Jessica Pressman gives a mixed, but essentially positive review to the Cybertext 2000 Handbook. Pressman finds many of the essays of great interest, and if she thinks that some of the arguments might have been expanded or extended, that only shows that her appetite has been throughly prepared for next year's volume.
Pressman does complain of what she calls "the disdainful tone for hypertext that seeps into the editorial spaces," wishing that the editors would maintain "respect for the scholars whose work preceded and prompted [their] own". Editors Eskillinen and Koskimaa take this critique to heart in a furious rejoinder:
In this context it is almost arrogant of Jessica Pressman to imply that we (or the contributors coming from eight different countries and equally heterogeneous intellectual and scholarly traditions) should submit to the same code of ancestral worship that may or may not be in one's best interests while specializing in electronic literature and hypertext narratives at certain US Universities.
I hate bad reviews, too. But this wasn't a bad review, Pressman rather liked the work, and if anyone questioned the accuracy Pressman's perception of disdain, the rejoinder removes the doubt.

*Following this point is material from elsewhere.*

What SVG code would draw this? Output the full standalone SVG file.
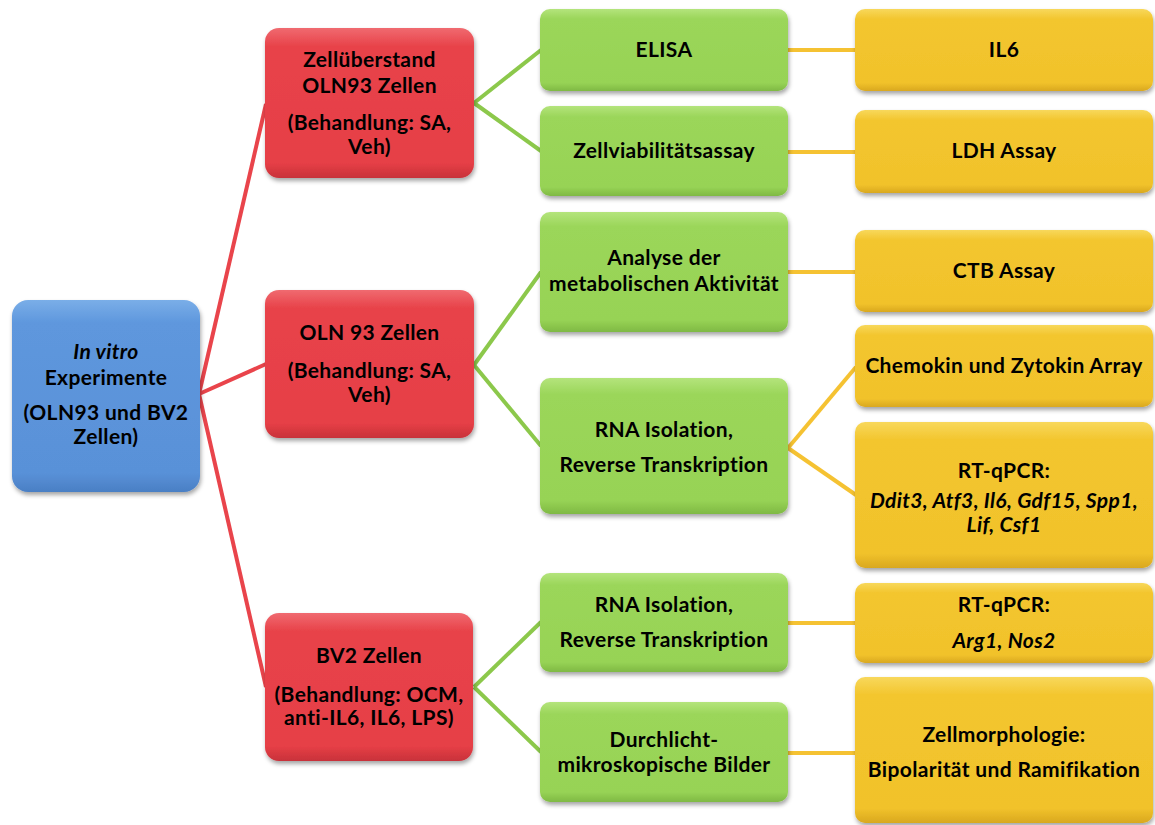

The important thing, in my opinion, is to focus on ideas that matter without worrying about personalities and "ancestral worship". Scholarship -- helping readers understand sources and trace the genesis of ideas -- isn't worship. Nor is civility. Academic discussion has acquired an encrustation of formal courtesy not merely because scholars are pompous, but because formality helps keep personalities from contaminating our theories.